With this, Janssen extends Carl Andre’s founding gesture from 1967 when the
American minimalist created his radical work, 144 Pieces of Zinc, with the zinc
sheets arranged on the floor in rows of twelve. With this piece, Andre posed
the principle of sculpture as situation, as a place from which to look at space
and environment. He said himself that he had broadened the movement of
Constantin Brancusi’s Colonne sans fin (1918-1938) by thinking it horizontally.
No longer directed towards the sky but rather placed on the earth. Ann
Veronica Janssens has unfolded Andre’s initial opening by introducing the
work as the possibility of exploring oneself. Colour plays a primordial role here.
Paul Cézanne’s experience is close by: ‘Colour is the place where our brain and
the universe meet’.2 The glass panes of CL2 Blue Shadow, CL2GN35 Orange,
CL9GN35 Sunset Bright Green create a multitude of iridescent reflections
that shift with one’s point of view. They enliven perception with a palette of
flamboyant colours. They are reflections from the first glimmers of the history
of art when, on the cave walls, shadows danced until they became painted
forms. They also mirror future horizons, where light, at once wave and particle,
dematerialises reality, bringing about innumerable connections.

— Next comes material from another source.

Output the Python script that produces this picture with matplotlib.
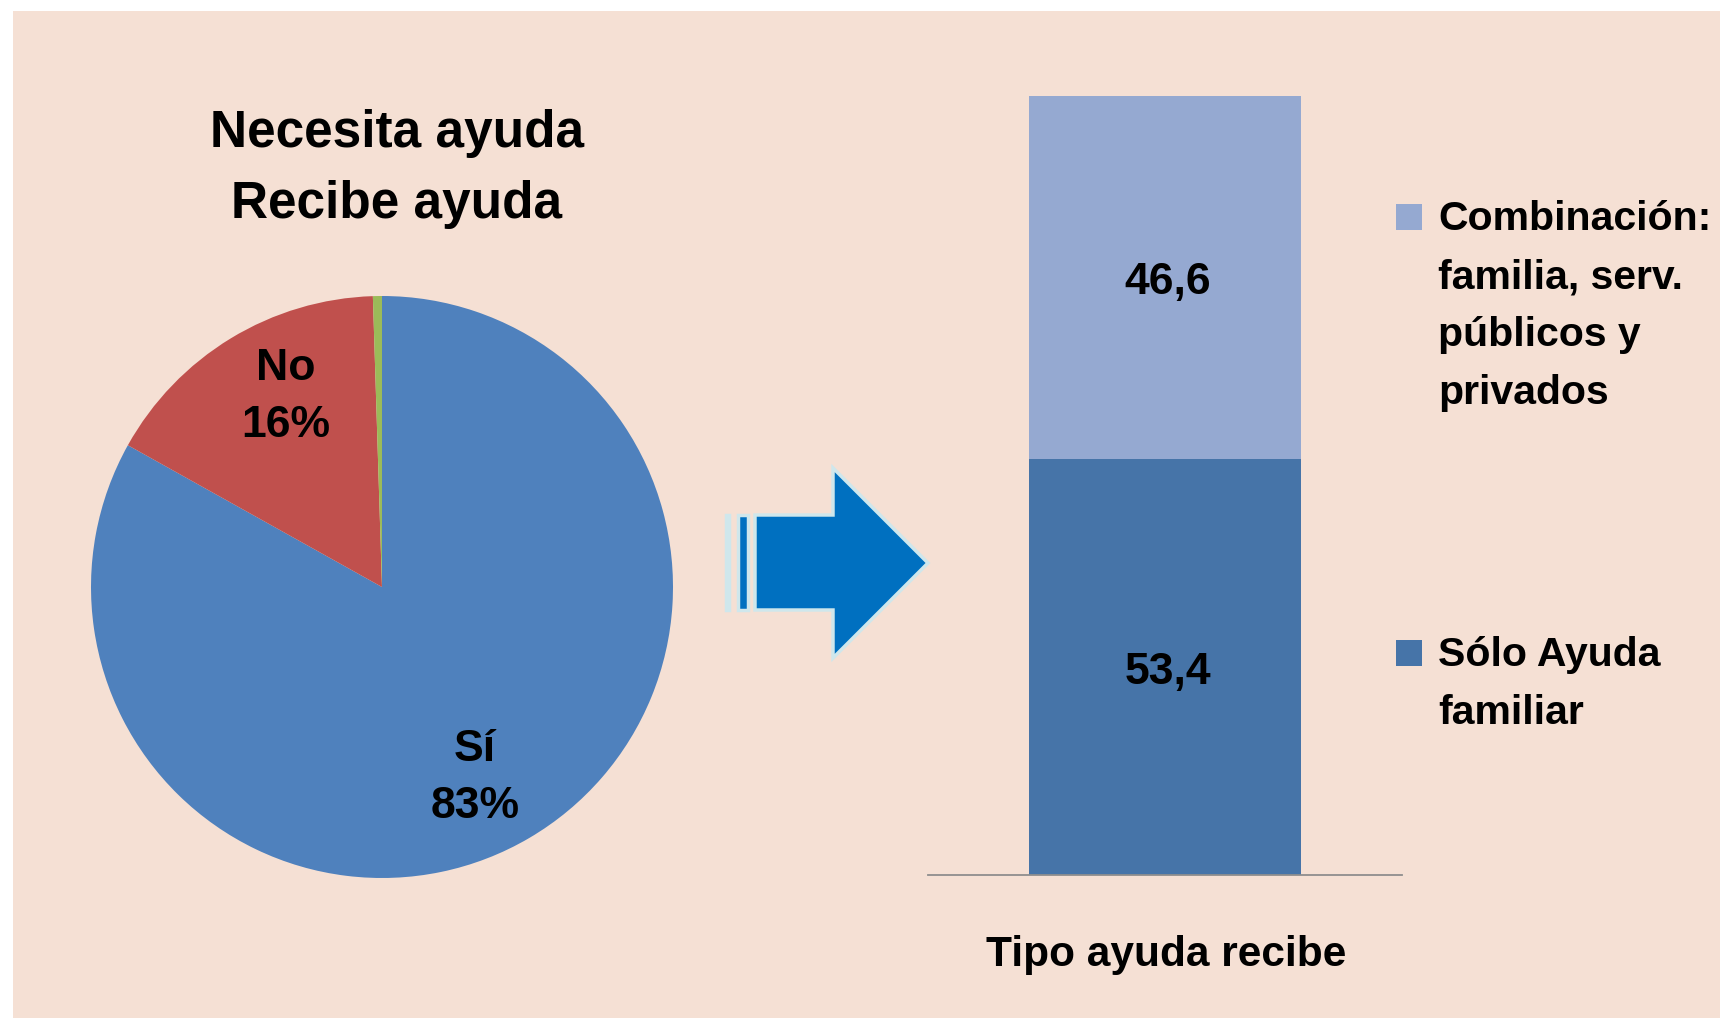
import numpy as np
import matplotlib
matplotlib.use("Agg")
import matplotlib.pyplot as plt
from matplotlib.patches import Rectangle, Polygon

plt.rcParams['font.family'] = ['Liberation Sans', 'DejaVu Sans']
plt.rcParams['font.weight'] = 'bold'

# ---- data ----
pie_labels = ['Sí', 'No', '']
pie_values = [83.1, 16.4, 0.5]
pie_colors = ['#4F81BD', '#C0504D', '#9BBB59']
pie_title = 'Necesita ayuda\nRecibe ayuda'

bar_category = ['Tipo ayuda recibe']
bar_series = ['Sólo Ayuda\nfamiliar', 'Combinación:\nfamilia, serv.\npúblicos y\nprivados']
bar_values = [53.4, 46.6]
bar_labels = ['53,4', '46,6']
bar_colors = ['#4674A8', '#95A9D1']

BG = '#F5E0D4'
W, H = 1720, 1018
fig = plt.figure(figsize=(W / 100, H / 100), dpi=100, facecolor='white')

# background panel (white margin at left and top)
fig.patches.append(Rectangle((13 / W, 0), 1 - 13 / W, (H - 11) / H,
                             transform=fig.transFigure, facecolor=BG,
                             edgecolor='none', zorder=-10))

def fx(px):
    return px / W

def fy(py):
    return 1 - py / H

# ---- pie ----
cx, cy, r = 382, 587, 291
axp = fig.add_axes([fx(cx - r), fy(cy + r), 2 * r / W, 2 * r / H], zorder=1)
axp.set_facecolor('none')
wedges, _ = axp.pie(pie_values, colors=pie_colors, startangle=90,
                    counterclock=False, radius=1.0,
                    wedgeprops=dict(linewidth=0))
axp.set_xlim(-1, 1)
axp.set_ylim(-1, 1)
axp.set_aspect('auto')
axp.axis('off')
total = sum(pie_values)
for w, lab, v in zip(wedges, pie_labels, pie_values):
    if not lab:
        continue
    ang = np.deg2rad((w.theta1 + w.theta2) / 2 - 4.5)
    d = 0.73
    axp.text(d * np.cos(ang), d * np.sin(ang),
             f'{lab}\n{round(v / total * 100):d}%',
             ha='center', va='center', fontsize=32, fontweight='bold',
             color='black', linespacing=1.5)

fig.text(fx(397), fy(169), pie_title, ha='center', va='center',
         fontsize=37, fontweight='bold', color='black', linespacing=1.56)

# ---- arrow ----
arrow_color = '#0070C0'
edge_color = '#CFE7EC'
body = [(755, 515), (833, 515), (833, 468), (928, 563), (833, 658),
        (833, 610), (755, 610)]
fig.patches.append(Polygon([(fx(x), fy(y)) for x, y in body], closed=True,
                           transform=fig.transFigure, facecolor=arrow_color,
                           edgecolor=edge_color, linewidth=2.5, zorder=2))
for x0, x1 in [(726, 729), (738, 748)]:
    fig.patches.append(Rectangle((fx(x0), fy(610)), (x1 - x0) / W, 95 / H,
                                 transform=fig.transFigure,
                                 facecolor=arrow_color, edgecolor=edge_color,
                                 linewidth=2.5, zorder=2))

# ---- stacked bar ----
axb = fig.add_axes([fx(928), fy(875), (1402 - 928) / W, (875 - 95.5) / H],
                   zorder=1)
axb.set_facecolor('none')
x = np.arange(len(bar_category))
bottom = np.zeros(len(bar_category))
for vals, lab, col, name in zip(bar_values, bar_labels, bar_colors, bar_series):
    axb.bar(x, [vals], width=0.574, bottom=bottom, color=col,
            edgecolor='none', label=name)
    axb.annotate(lab, (x[0], bottom[0] + vals / 2), xytext=(2, -4),
                 textcoords='offset points', ha='center', va='center',
                 fontsize=32, fontweight='bold', color='black')
    bottom = bottom + vals
axb.set_xlim(-0.5, 0.5)
axb.set_ylim(0, 100)
for s in ['top', 'right', 'left']:
    axb.spines[s].set_visible(False)
axb.spines['bottom'].set_color('#8E8E8E')
axb.spines['bottom'].set_linewidth(1.3)
axb.set_xticks([])
axb.set_yticks([])
fig.text(fx(1166), fy(955), bar_category[0], ha='center', va='center',
         fontsize=30.5, fontweight='bold', color='black')

# ---- legend (manual) ----
legend_items = [(bar_series[1], bar_colors[1], 204),
                (bar_series[0], bar_colors[0], 640)]
for text, col, ytop in legend_items:
    fig.patches.append(Rectangle((fx(1396), fy(ytop + 26)), 26 / W, 26 / H,
                                 transform=fig.transFigure, facecolor=col,
                                 edgecolor='none', zorder=2))
    fig.text(fx(1438), fy(ytop - 4), text, ha='left', va='top',
             fontsize=29.5, fontweight='bold', color='black', linespacing=1.67)

fig.savefig('out.png', dpi=100, facecolor='white')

If light is essentially a spiritual element, Ann Veronica Janssens is not engaged
in such a quest. Her explorations of the world are closer to those of the three
princes of the kingdom of Serendip.3 Like theirs, they are the fruit of a plurality
of discoveries, all born from chance, whether this is in the artist’s studio or in
the world around her. The journey is unpredictable. You are required to get
underway to ‘awaken powers dormant in ordinary vision’.4 The world is there,
Ann Veronica Janssens’ works invite us to discover it.
- Fernando Pessoa, The Book of Disquiet, Trans. Margaret Jull Costa, Serpent’s Tail, 2010,
- Joaquim Gasquet, Cézanne, Encre Marine, 2002.
- Louis de Mailly, Les Aventures des trois princes de Serendip, Thierry Marchaisse, 2011.
- Maurice Merleau-Ponty, ‘Eye and Mind’ [L’OEil et l’Esprit], in The Primacy of Perception,
Ed. James M. Edie, Trans. Carleton Dallery, Northwestern University Press, 1964.